**Data excerpt**.
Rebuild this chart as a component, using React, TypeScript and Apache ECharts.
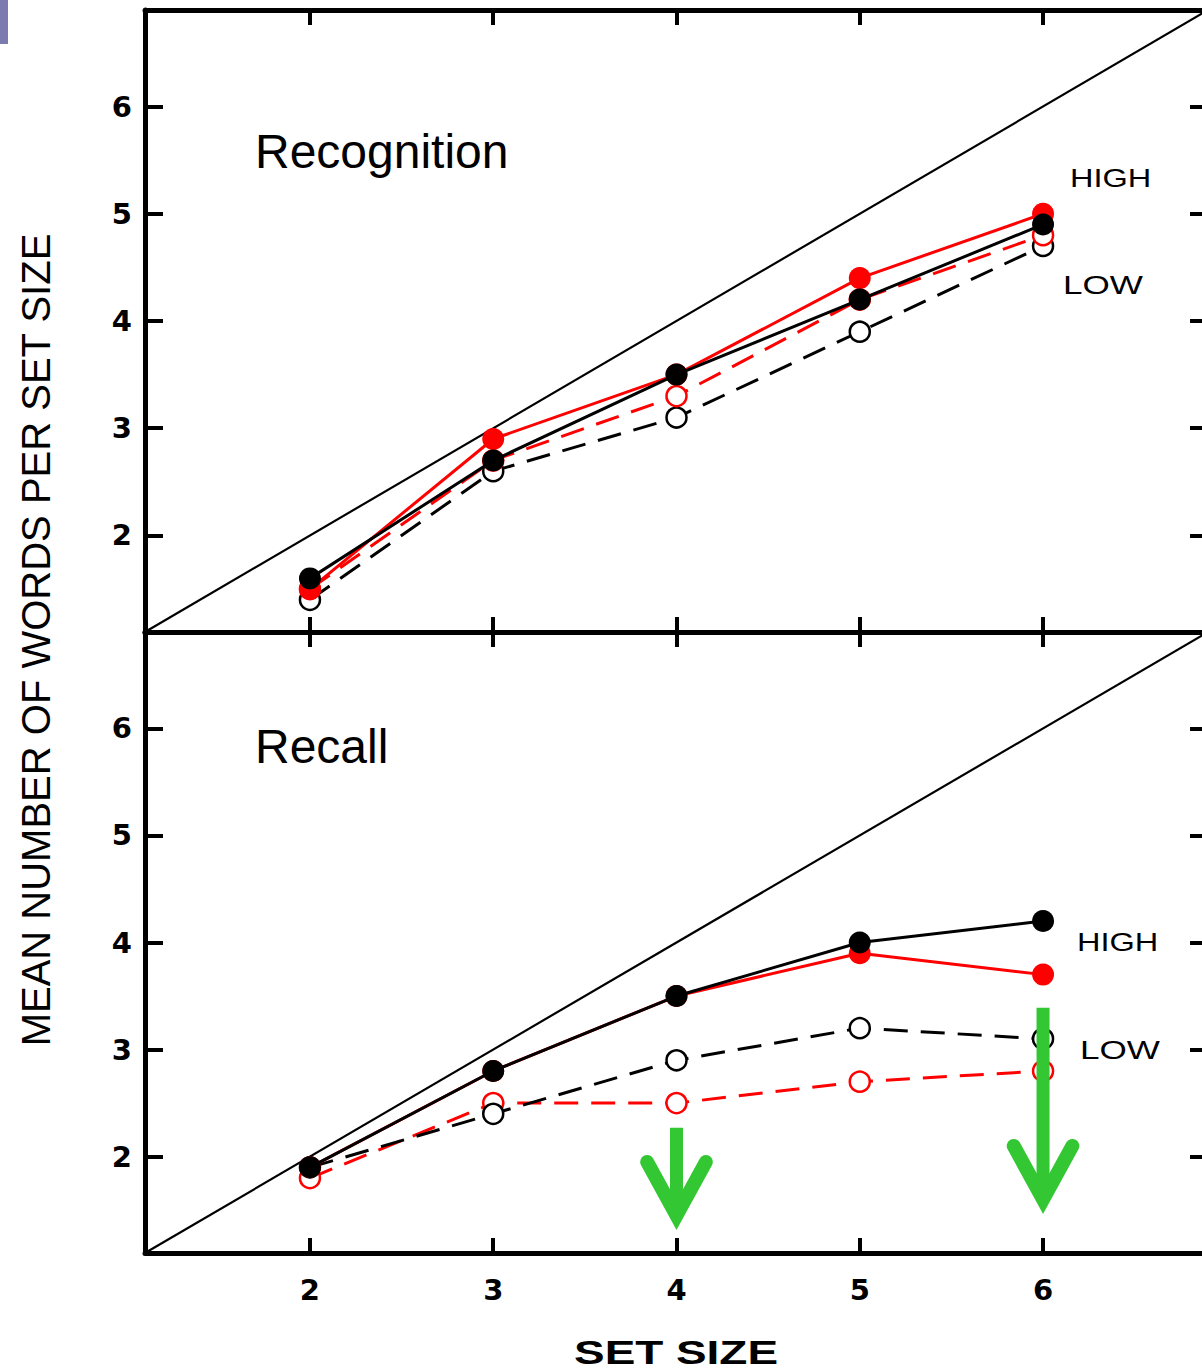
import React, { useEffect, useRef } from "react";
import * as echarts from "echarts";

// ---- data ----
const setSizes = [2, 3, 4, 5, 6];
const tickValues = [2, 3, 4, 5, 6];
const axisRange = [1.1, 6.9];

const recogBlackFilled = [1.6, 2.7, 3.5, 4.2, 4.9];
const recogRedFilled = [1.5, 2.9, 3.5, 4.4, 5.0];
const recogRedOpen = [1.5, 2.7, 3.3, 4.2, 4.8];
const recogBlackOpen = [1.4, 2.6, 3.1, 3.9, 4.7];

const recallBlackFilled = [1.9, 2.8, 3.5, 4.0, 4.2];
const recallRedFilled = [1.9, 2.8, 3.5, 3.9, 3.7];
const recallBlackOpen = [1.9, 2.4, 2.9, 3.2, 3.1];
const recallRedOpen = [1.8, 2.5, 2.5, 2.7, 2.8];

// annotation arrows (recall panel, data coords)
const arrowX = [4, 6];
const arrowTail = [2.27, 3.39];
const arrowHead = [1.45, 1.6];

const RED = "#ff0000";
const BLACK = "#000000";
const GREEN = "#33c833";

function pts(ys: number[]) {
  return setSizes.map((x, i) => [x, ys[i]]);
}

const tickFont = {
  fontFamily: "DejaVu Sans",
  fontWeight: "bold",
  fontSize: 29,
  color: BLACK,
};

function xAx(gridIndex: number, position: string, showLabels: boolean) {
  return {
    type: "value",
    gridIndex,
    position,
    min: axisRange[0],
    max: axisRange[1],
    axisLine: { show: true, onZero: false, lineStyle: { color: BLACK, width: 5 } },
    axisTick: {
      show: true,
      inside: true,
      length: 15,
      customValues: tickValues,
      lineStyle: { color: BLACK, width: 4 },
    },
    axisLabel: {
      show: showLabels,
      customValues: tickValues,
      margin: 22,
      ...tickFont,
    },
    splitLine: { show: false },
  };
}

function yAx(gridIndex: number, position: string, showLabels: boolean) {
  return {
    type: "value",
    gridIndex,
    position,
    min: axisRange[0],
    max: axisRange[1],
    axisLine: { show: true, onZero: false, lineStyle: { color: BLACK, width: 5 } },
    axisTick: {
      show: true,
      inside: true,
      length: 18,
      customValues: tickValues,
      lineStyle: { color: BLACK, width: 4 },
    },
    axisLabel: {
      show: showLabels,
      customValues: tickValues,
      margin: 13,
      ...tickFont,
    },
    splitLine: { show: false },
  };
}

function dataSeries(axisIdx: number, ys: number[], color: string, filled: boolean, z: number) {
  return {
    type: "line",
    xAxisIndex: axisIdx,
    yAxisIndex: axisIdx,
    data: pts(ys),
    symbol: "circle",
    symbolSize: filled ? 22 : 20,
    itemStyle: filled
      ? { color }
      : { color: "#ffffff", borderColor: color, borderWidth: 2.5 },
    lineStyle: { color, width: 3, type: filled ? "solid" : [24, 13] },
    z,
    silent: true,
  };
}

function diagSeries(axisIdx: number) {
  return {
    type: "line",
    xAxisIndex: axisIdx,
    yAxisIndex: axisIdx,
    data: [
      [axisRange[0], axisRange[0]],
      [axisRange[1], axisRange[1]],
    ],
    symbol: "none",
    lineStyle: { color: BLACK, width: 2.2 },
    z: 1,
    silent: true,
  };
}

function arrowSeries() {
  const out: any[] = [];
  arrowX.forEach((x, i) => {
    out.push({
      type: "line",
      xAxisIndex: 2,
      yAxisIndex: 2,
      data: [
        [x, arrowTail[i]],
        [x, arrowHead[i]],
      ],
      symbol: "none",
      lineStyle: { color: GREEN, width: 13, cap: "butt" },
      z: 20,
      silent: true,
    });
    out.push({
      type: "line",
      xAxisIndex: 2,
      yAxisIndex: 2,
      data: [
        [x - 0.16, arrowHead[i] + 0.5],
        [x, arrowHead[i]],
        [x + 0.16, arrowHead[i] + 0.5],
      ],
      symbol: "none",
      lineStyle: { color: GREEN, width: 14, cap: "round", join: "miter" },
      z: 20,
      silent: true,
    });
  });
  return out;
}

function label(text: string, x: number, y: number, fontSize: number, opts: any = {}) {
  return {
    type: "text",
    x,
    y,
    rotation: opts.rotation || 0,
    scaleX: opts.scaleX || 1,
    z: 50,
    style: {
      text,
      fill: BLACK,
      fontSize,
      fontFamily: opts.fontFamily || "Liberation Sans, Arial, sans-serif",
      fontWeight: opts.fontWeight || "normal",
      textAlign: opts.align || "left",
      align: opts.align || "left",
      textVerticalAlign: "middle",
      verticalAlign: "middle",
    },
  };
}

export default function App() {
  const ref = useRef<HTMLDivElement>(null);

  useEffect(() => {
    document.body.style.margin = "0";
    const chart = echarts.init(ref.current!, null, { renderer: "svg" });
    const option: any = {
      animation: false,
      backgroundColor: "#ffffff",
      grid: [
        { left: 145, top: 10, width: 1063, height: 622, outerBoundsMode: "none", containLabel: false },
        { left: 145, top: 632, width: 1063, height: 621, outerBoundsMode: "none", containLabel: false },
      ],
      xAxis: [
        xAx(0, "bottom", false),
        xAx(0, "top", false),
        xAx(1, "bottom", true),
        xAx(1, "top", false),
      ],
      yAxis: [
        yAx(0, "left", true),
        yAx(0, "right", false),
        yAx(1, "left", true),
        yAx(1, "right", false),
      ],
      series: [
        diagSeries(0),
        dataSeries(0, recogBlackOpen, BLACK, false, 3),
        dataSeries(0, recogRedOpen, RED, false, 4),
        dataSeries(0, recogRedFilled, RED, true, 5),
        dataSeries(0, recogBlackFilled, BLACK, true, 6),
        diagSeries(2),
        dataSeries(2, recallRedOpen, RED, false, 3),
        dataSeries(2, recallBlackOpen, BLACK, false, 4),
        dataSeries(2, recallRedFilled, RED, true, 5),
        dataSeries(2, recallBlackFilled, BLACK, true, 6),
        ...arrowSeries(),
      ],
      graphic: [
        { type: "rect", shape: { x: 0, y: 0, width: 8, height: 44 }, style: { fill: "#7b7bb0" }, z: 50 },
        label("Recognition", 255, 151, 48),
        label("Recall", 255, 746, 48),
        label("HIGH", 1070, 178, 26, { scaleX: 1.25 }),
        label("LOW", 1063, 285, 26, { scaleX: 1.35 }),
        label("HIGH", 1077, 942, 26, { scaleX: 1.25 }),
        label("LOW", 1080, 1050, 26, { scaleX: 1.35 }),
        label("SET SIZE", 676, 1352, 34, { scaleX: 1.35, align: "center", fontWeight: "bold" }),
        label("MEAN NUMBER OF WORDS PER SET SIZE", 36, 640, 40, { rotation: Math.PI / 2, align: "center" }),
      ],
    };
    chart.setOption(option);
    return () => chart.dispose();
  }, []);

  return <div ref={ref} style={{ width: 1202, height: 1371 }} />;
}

**Goal of the exercise**.
Pictures stay out. Repeat only the lines from the beginning of the data through the line that has "import * as".

**Solution to this problem**.
Rebuild this chart as a component, using React, TypeScript and Apache ECharts.
import React, { useEffect, useRef } from "react";
import * as echarts from "echarts";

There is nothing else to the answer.